Opinion In the Race
But Bobby Jindal’s career and politics should caution us against appropriating him as an NRI success story.
Bobby Jindal, the Governor of Louisiana
Louisiana Governor Bobby Jindal is running for the post of US President, the first Indian-American to do so. He has said he cares little for that hyphenated identity, believing he is an American first. Indeed, much of his career as a trailblazing Republican candidate has been about affirming his conservative cred to middle America. Yet, for the Grand Old Party, not known to inspire much love in the minorities, he could have been proof of its relevance outside white America. Except that in 2015, in a crowded Republican field, his pitch for power seems an overreacher’s gamble.
Jindal’s parents emigrated to the United States in the 1960s. In many ways, he has been the poster boy of the American dream (without the accompanying identity confusions of the diaspora — the antithesis of a Jhumpa Lahiri character, if there ever was one). A Rhodes scholar, he returned to Louisiana from Oxford to hold important positions at the ridiculously young age of 24. In 2007, when he became Louisiana’s first non-white governor, he did so on the back of this glowing record. But his performance in his second term as governor has been seen to be disappointing.
Seen as a man in a hurry to be the next big thing, to get to the next big job, his approval ratings in Louisiana are at an all-time low.
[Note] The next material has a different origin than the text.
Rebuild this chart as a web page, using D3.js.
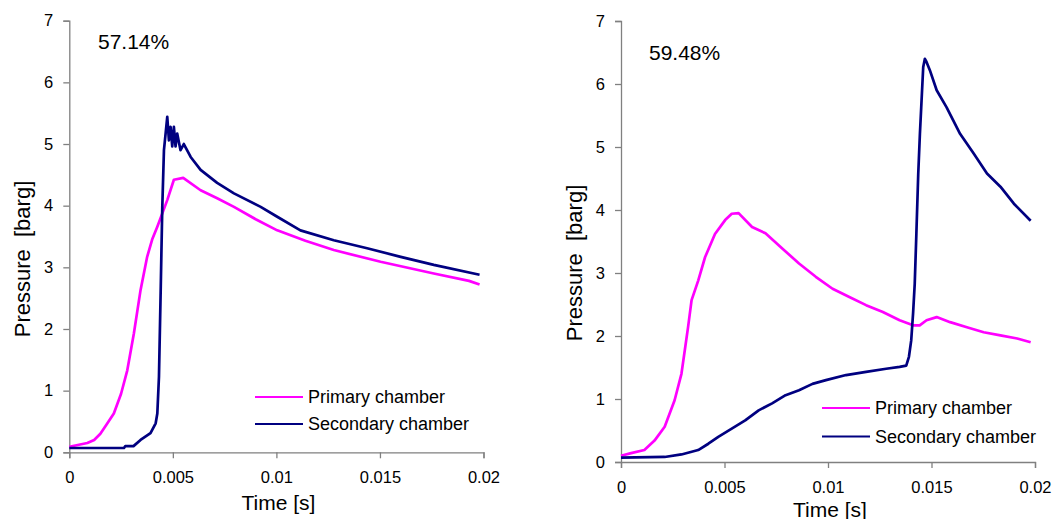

His state’s finances are a disaster, but he has doggedly pandered to religious conservatives: he opposes abortion and same-sex marriage, and favours a muscular, militant foreign policy. All that might have little effect, as polls show him to be the least popular of Republican candidates.
In the echo-chamber of Twitter, Indians are already mocking him for his discomfort about his roots with hashtags and cruel barbs about coconuts. Certainly, there is enough in Jindal’s career and politics to caution us against appropriating him as another NRI success story — and see it for what it is, a complicated transaction of race and ambition.